Diego Garcia (PHS-PR): Considerado o principal líder da bancada da bíblia, o paranaense é ligado à Renovação Carismática Católica. Diego também foi relator do projeto de lei que cria o Estatuto da Família e deu o parecer no qual define a família como a união entre homem e mulher. O mesmo moralismo que apresenta como parlamentar parece não se repetir em sua vida privada. Ele foi denunciado pelo Ministério Público por corrupção ativa sob acusação de subornar uma agente do Detran. Essa criaturinha de Deus foi flagrada em escutas telefônicas comprando a CNH. O caso prescreveu em 2015. Em 2016, este católico carismático teve a ousadia de enviar um projeto de lei à Câmara para tornar a cidade de Curitiba a
Capital Nacional Anticorrupção, uma singela homenagem à Operação Lava Jato.
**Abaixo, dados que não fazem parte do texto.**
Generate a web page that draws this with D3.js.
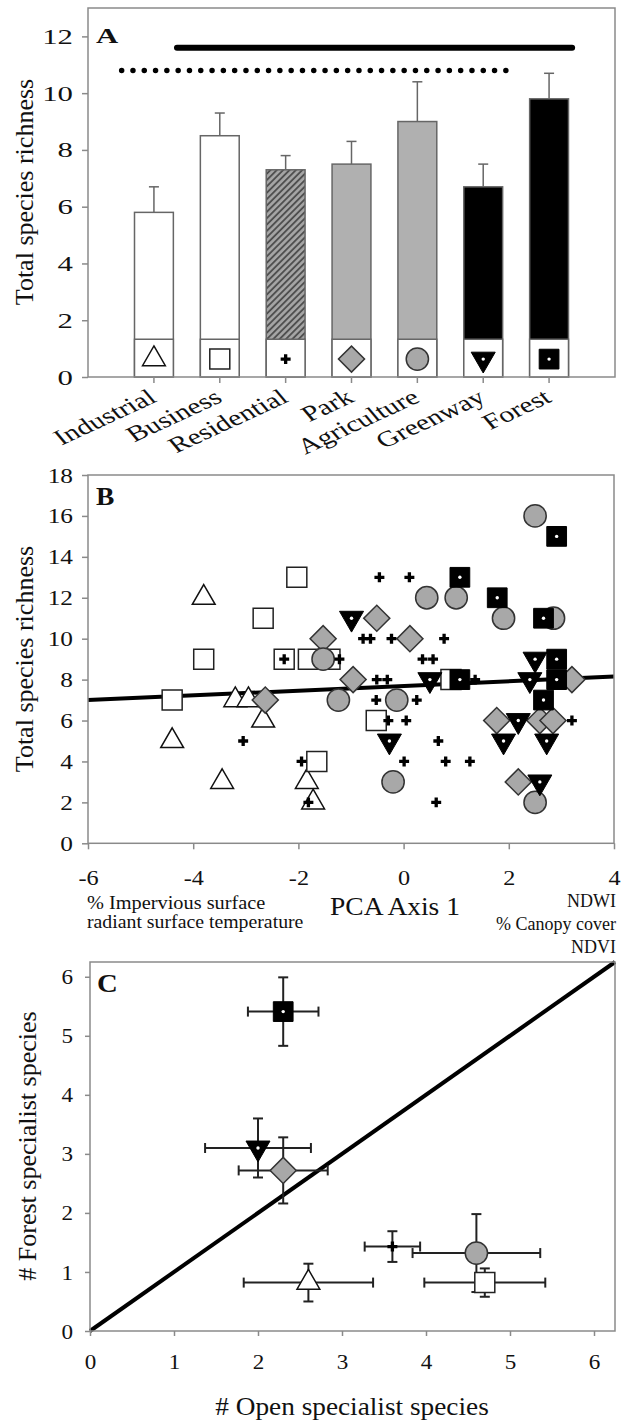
<!DOCTYPE html>
<html>
<head>
<meta charset="utf-8">
<script src="https://cdn.jsdelivr.net/npm/d3@7"></script>
<style>
  body { margin: 0; background: #fff; }
</style>
</head>
<body>
<svg id="fig" width="625" height="1424"></svg>
<script>
// ---- Panel A data: total species richness by land use (mean + SE)
var landUse = ["Industrial", "Business", "Residential", "Park", "Agriculture", "Greenway", "Forest"];
var meanRichness = [5.8, 8.5, 7.3, 7.5, 9.0, 6.7, 9.8];
var seRichness = [0.9, 0.8, 0.5, 0.8, 1.4, 0.8, 0.9];
var yTicksA = [0, 2, 4, 6, 8, 10, 12];
// homogeneous subsets: [from, to] in category units, and the richness level they sit at
var subsetSolid = [1.35, 7.35, 11.6];
var subsetDotted = [0.51, 6.36, 10.8];

// ---- Panel B data: richness vs PCA axis 1, one array per land use
var pcaIndustrial = [[-4.4, 5], [-3.8, 12], [-3.45, 3], [-3.2, 7], [-2.95, 7], [-2.67, 6], [-1.84, 3], [-1.72, 2]];
var pcaBusiness = [[-4.4, 7], [-3.8, 9], [-2.67, 11], [-2.03, 13], [-2.27, 9], [-1.81, 9], [-1.4, 9], [-1.65, 4], [-0.52, 6], [0.9, 8]];
var pcaResidential = [[-3.05, 5], [-1.94, 4], [-1.81, 2], [-2.27, 9], [-1.22, 9], [-0.46, 13], [0.11, 13],
  [-0.77, 10], [-0.63, 10], [-0.23, 10], [0.77, 10], [0.36, 9], [0.56, 9], [-0.51, 8], [-0.31, 8], [1.36, 8],
  [-0.52, 7], [0.25, 7], [-0.29, 6], [0.05, 6], [0.66, 5], [0.01, 4], [0.8, 4], [1.26, 4], [0.62, 2], [3.2, 6]];
var pcaPark = [[-2.63, 7], [-1.53, 10], [-0.51, 11], [0.12, 10], [-0.96, 8], [1.77, 6], [2.59, 6], [2.84, 6], [2.18, 3], [3.2, 8]];
var pcaAgriculture = [[-1.53, 9], [0.44, 12], [1.0, 12], [2.5, 16], [1.9, 11], [2.85, 11], [-1.24, 7], [-0.13, 7], [-0.2, 3], [2.5, 2]];
var pcaGreenway = [[-0.99, 11], [0.5, 8], [2.5, 9], [2.4, 8], [-0.27, 5], [2.18, 6], [1.9, 5], [2.72, 5], [2.59, 3]];
var pcaForest = [[1.07, 13], [1.78, 12], [2.91, 15], [2.66, 11], [1.07, 8], [2.91, 9], [2.91, 8], [2.66, 7]];
var regression = [[-6, 7.0], [4, 8.15]];
var xTicksB = [-6, -4, -2, 0, 2, 4];
var yTicksB = [0, 2, 4, 6, 8, 10, 12, 14, 16, 18];

// ---- Panel C data: open vs forest specialists (mean +- SE), same order as landUse
var openMean = [2.6, 4.7, 3.6, 2.3, 4.6, 2.0, 2.3];
var openSE = [0.77, 0.72, 0.33, 0.53, 0.76, 0.63, 0.42];
var forestMean = [0.82, 0.82, 1.43, 2.72, 1.32, 3.1, 5.41];
var forestSE = [0.32, 0.24, 0.26, 0.56, 0.66, 0.5, 0.58];
var ticksC = [0, 1, 2, 3, 4, 5, 6];

var FONT = '"Liberation Serif", "Times New Roman", serif';
var GREY = "#8a8a8a";
var svg = d3.select("#fig");
svg.append("rect").attr("width", 625).attr("height", 1424).attr("fill", "#fff");

// hatch for residential bar
var pat = svg.append("defs").append("pattern")
  .attr("id", "hatch").attr("patternUnits", "userSpaceOnUse")
  .attr("width", 4.5).attr("height", 4.5).attr("patternTransform", "rotate(45)");
pat.append("rect").attr("width", 4.5).attr("height", 4.5).attr("fill", "#a6a6a6");
pat.append("line").attr("x1", 1).attr("y1", 0).attr("x2", 1).attr("y2", 4.5)
  .attr("stroke", "#4a4a4a").attr("stroke-width", 1.8);

var barFill = { Industrial: "#fff", Business: "#fff", Residential: "url(#hatch)", Park: "#b0b0b0",
  Agriculture: "#b0b0b0", Greenway: "#000", Forest: "#000" };

// marker shapes per land use
function drawMarker(g, kind, cx, cy) {
  var m = g.append("g").attr("transform", "translate(" + cx + "," + cy + ")");
  if (kind === "Industrial") {
    m.append("path").attr("d", d3.symbol(d3.symbolTriangle, 225)())
      .attr("fill", "#fff").attr("stroke", "#111").attr("stroke-width", 1.5);
  } else if (kind === "Business") {
    m.append("path").attr("d", d3.symbol(d3.symbolSquare, 400)())
      .attr("fill", "#fff").attr("stroke", "#222").attr("stroke-width", 1.5);
  } else if (kind === "Residential") {
    m.append("path").attr("d", d3.symbol(d3.symbolCross, 55)()).attr("fill", "#000");
  } else if (kind === "Park") {
    m.append("path").attr("d", d3.symbol(d3.symbolSquare, 340)()).attr("transform", "rotate(45)")
      .attr("fill", "#a8a8a8").attr("stroke", "#333").attr("stroke-width", 1.5);
  } else if (kind === "Agriculture") {
    m.append("path").attr("d", d3.symbol(d3.symbolCircle, 390)())
      .attr("fill", "#a8a8a8").attr("stroke", "#333").attr("stroke-width", 1.5);
  } else if (kind === "Greenway") {
    m.append("path").attr("d", d3.symbol(d3.symbolTriangle, 250)()).attr("transform", "rotate(180)")
      .attr("fill", "#000").attr("stroke", "#000").attr("stroke-width", 1);
    m.append("circle").attr("r", 1.7).attr("fill", "#fff");
  } else {
    m.append("path").attr("d", d3.symbol(d3.symbolSquare, 390)())
      .attr("fill", "#000").attr("stroke", "#000").attr("stroke-width", 1);
    m.append("circle").attr("r", 1.7).attr("fill", "#fff");
  }
}

// axis styling; sx widens the tick labels the way the source figure was stretched
function styleAxis(g, size, sx) {
  g.attr("font-family", FONT).attr("font-size", size);
  g.selectAll(".domain").remove();
  g.selectAll(".tick line").attr("stroke", GREY).attr("stroke-width", 1.5);
  g.selectAll(".tick text").attr("fill", "#111").each(function () {
    var t = d3.select(this);
    var x = +t.attr("x") || 0;
    t.attr("x", x / sx).attr("transform", "scale(" + sx + ",1)");
  });
}

function frame(x0, y0, x1, y1) {
  svg.append("rect").attr("x", x0).attr("y", y0).attr("width", x1 - x0).attr("height", y1 - y0)
    .attr("fill", "none").attr("stroke", GREY).attr("stroke-width", 1.5);
}

function label(txt, x, y, size, opts) {
  opts = opts || {};
  var tf = "translate(" + x + "," + y + ")";
  if (opts.sx) tf += " scale(" + opts.sx + ",1)";
  if (opts.rotate) tf += " rotate(" + opts.rotate + ")";
  var t = svg.append("text").attr("transform", tf).text(txt)
    .attr("font-family", FONT).attr("font-size", size).attr("fill", "#111")
    .attr("text-anchor", opts.anchor || "start");
  if (opts.bold) t.attr("font-weight", "bold");
  return t;
}

// ================= Panel A =================
var yA = d3.scaleLinear().domain([0, 13]).range([377, 8]);
var xA = d3.scaleBand().domain(landUse).range([121, 582]).paddingInner(0.41).paddingOuter(0.205);
var catA = d3.scaleLinear().domain([0.5, 7.5]).range([121, 582]);

var gA = svg.append("g");
var bars = gA.selectAll("g.bar").data(landUse).join("g").attr("class", "bar");
bars.append("line")
  .attr("x1", function (d) { return xA(d) + xA.bandwidth() / 2; })
  .attr("x2", function (d) { return xA(d) + xA.bandwidth() / 2; })
  .attr("y1", function (d, i) { return yA(meanRichness[i]); })
  .attr("y2", function (d, i) { return yA(meanRichness[i] + seRichness[i]); })
  .attr("stroke", "#666").attr("stroke-width", 1.5);
bars.append("line")
  .attr("x1", function (d) { return xA(d) + xA.bandwidth() / 2 - 5; })
  .attr("x2", function (d) { return xA(d) + xA.bandwidth() / 2 + 5; })
  .attr("y1", function (d, i) { return yA(meanRichness[i] + seRichness[i]); })
  .attr("y2", function (d, i) { return yA(meanRichness[i] + seRichness[i]); })
  .attr("stroke", "#666").attr("stroke-width", 1.5);
bars.append("rect")
  .attr("x", function (d) { return xA(d); })
  .attr("width", xA.bandwidth())
  .attr("y", function (d, i) { return yA(meanRichness[i]); })
  .attr("height", function (d, i) { return yA(0) - yA(meanRichness[i]); })
  .attr("fill", function (d) { return barFill[d]; })
  .attr("stroke", "#666").attr("stroke-width", 1.5);
// white key box at the foot of each bar
bars.append("rect")
  .attr("x", function (d) { return xA(d); })
  .attr("width", xA.bandwidth())
  .attr("y", yA(1.33))
  .attr("height", yA(0) - yA(1.33))
  .attr("fill", "#fff").attr("stroke", "#666").attr("stroke-width", 1.5);
landUse.forEach(function (d) {
  drawMarker(gA, d, xA(d) + xA.bandwidth() / 2, yA(0.63));
});

// subset lines
gA.append("line")
  .attr("x1", catA(subsetSolid[0])).attr("x2", catA(subsetSolid[1]))
  .attr("y1", yA(subsetSolid[2])).attr("y2", yA(subsetSolid[2]))
  .attr("stroke", "#000").attr("stroke-width", 6).attr("stroke-linecap", "round");
gA.append("line")
  .attr("x1", catA(subsetDotted[0])).attr("x2", catA(subsetDotted[1]))
  .attr("y1", yA(subsetDotted[2])).attr("y2", yA(subsetDotted[2]))
  .attr("stroke", "#000").attr("stroke-width", 5.5).attr("stroke-linecap", "round")
  .attr("stroke-dasharray", "0 11.3");

frame(88, 8, 615, 377);
var axA = svg.append("g").attr("transform", "translate(88,0)")
  .call(d3.axisLeft(yA).tickValues(yTicksA).tickSize(6).tickPadding(9));
styleAxis(axA, 22, 1.4);
var axAx = svg.append("g").attr("transform", "translate(0,377)")
  .call(d3.axisBottom(xA).tickSize(6).tickSizeOuter(0).tickFormat(""));
styleAxis(axAx, 20, 1);
landUse.forEach(function (d) {
  var cx = xA(d) + xA.bandwidth() / 2;
  label(d, cx + 4, 401, 22, { anchor: "end", rotate: -32, sx: 1.35 });
});
label("A", 96, 43, 22, { bold: true, sx: 1.4 });
label("Total species richness", 33, 192, 26, { anchor: "middle", rotate: -90 });

// ================= Panel B =================
var xB = d3.scaleLinear().domain([-6, 4]).range([88, 614]);
var yB = d3.scaleLinear().domain([0, 18]).range([843.3, 475]);

var gB = svg.append("g");
gB.append("path").datum(regression)
  .attr("d", d3.line().x(function (d) { return xB(d[0]); }).y(function (d) { return yB(d[1]); }))
  .attr("stroke", "#000").attr("stroke-width", 4).attr("fill", "none");

var groupsB = [
  ["Industrial", pcaIndustrial], ["Business", pcaBusiness], ["Park", pcaPark],
  ["Agriculture", pcaAgriculture], ["Greenway", pcaGreenway], ["Forest", pcaForest],
  ["Residential", pcaResidential]
];
groupsB.forEach(function (grp) {
  grp[1].forEach(function (p) { drawMarker(gB, grp[0], xB(p[0]), yB(p[1])); });
});

frame(88, 475, 614, 843.3);
var axB = svg.append("g").attr("transform", "translate(88,0)")
  .call(d3.axisLeft(yB).tickValues(yTicksB).tickSize(6).tickPadding(9));
styleAxis(axB, 22, 1.15);
var axBx = svg.append("g").attr("transform", "translate(0,843.3)")
  .call(d3.axisBottom(xB).tickValues(xTicksB).tickSize(6).tickPadding(20)
    .tickFormat(function (d) { return d < 0 ? "-" + Math.abs(d) : d; }));
styleAxis(axBx, 22, 1.1);
label("B", 96, 505, 25, { bold: true, sx: 1.1 });
label("Total species richness", 33, 659, 26, { anchor: "middle", rotate: -90 });
label("PCA Axis 1", 395, 915, 25, { anchor: "middle", sx: 1.1 });
label("% Impervious surface", 87, 909, 18, { sx: 1.13 });
label("radiant surface temperature", 87, 928, 18, { sx: 1.1 });
label("NDWI", 616, 907, 18, { anchor: "end" });
label("% Canopy cover", 616, 930, 18, { anchor: "end" });
label("NDVI", 616, 953, 18, { anchor: "end" });

// ================= Panel C =================
var xC = d3.scaleLinear().domain([0, 6.25]).range([90, 615]);
var yC = d3.scaleLinear().domain([0, 6.25]).range([1331, 962]);

var gC = svg.append("g");
gC.append("line")
  .attr("x1", xC(0)).attr("y1", yC(0)).attr("x2", xC(6.25)).attr("y2", yC(6.25))
  .attr("stroke", "#000").attr("stroke-width", 4);

landUse.forEach(function (d, i) {
  var cx = xC(openMean[i]), cy = yC(forestMean[i]);
  var xl = xC(openMean[i] - openSE[i]), xr = xC(openMean[i] + openSE[i]);
  var yt = yC(forestMean[i] + forestSE[i]), yb = yC(forestMean[i] - forestSE[i]);
  var eb = gC.append("g").attr("stroke", "#222").attr("stroke-width", 2);
  eb.append("line").attr("x1", xl).attr("x2", xr).attr("y1", cy).attr("y2", cy);
  eb.append("line").attr("x1", xl).attr("x2", xl).attr("y1", cy - 5).attr("y2", cy + 5);
  eb.append("line").attr("x1", xr).attr("x2", xr).attr("y1", cy - 5).attr("y2", cy + 5);
  eb.append("line").attr("x1", cx).attr("x2", cx).attr("y1", yt).attr("y2", yb);
  eb.append("line").attr("x1", cx - 5).attr("x2", cx + 5).attr("y1", yt).attr("y2", yt);
  eb.append("line").attr("x1", cx - 5).attr("x2", cx + 5).attr("y1", yb).attr("y2", yb);
});
landUse.forEach(function (d, i) {
  drawMarker(gC, d, xC(openMean[i]), yC(forestMean[i]));
});

frame(90, 962, 615, 1331);
var axC = svg.append("g").attr("transform", "translate(90,0)")
  .call(d3.axisLeft(yC).tickValues(ticksC).tickSize(5).tickPadding(12).tickFormat(d3.format("d")));
styleAxis(axC, 22, 1.05);
var axCx = svg.append("g").attr("transform", "translate(0,1331)")
  .call(d3.axisBottom(xC).tickValues(ticksC).tickSize(5).tickPadding(17).tickFormat(d3.format("d")));
styleAxis(axCx, 22, 1.05);
label("C", 97, 992, 25, { bold: true, sx: 1.15 });
label("# Forest specialist species", 36, 1146, 26, { anchor: "middle", rotate: -90 });
label("# Open specialist species", 352, 1415, 26, { anchor: "middle", sx: 1.05 });
</script>
</body>
</html>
Flavinho (PSB-SP): Missionário na comunidade católica Canção Nova por 27 anos, Flavinho é um antissocialista do partido socialista. Se posicionou contra a Comissão de Defesa dos Direitos da Mulher na Câmara e
afirmou que “as mulheres não querem empoderamento. Querem ser amadas, querem ser cuidadas”
Eros Biondini (PROS-MG): Integrante da Renovação Carismática Católica e fundador da Missão Mundo Novo, o deputado mineiro é o idealizador do “Cristo é o Show”, maior evento musical católico do país, além de ter sido apresentador do programa “Mais Brasil” da TV Canção Nova. Tem vários discos de músicas religiosas lançados. Este homem de Deus esteve na mira da PGR por
apresentar notas frias para justificar gastos públicos quando estava na Assembleia Legislativa de Minas. Logo após ser denunciado, virou secretário de Esportes do governo Antonio Anastasia (PSDB-MG).
Paulo Freire (PR-SP): É pastor da Assembleia de Deus. Seu pai e seus irmãos também são pastores. Foi acusado pelo Ministério Público de integrar a
Máfia do Asfalto.
Como se vê, a moral e os bons costumes dos patrulheiros do corpo alheio não resistem a uma googlada.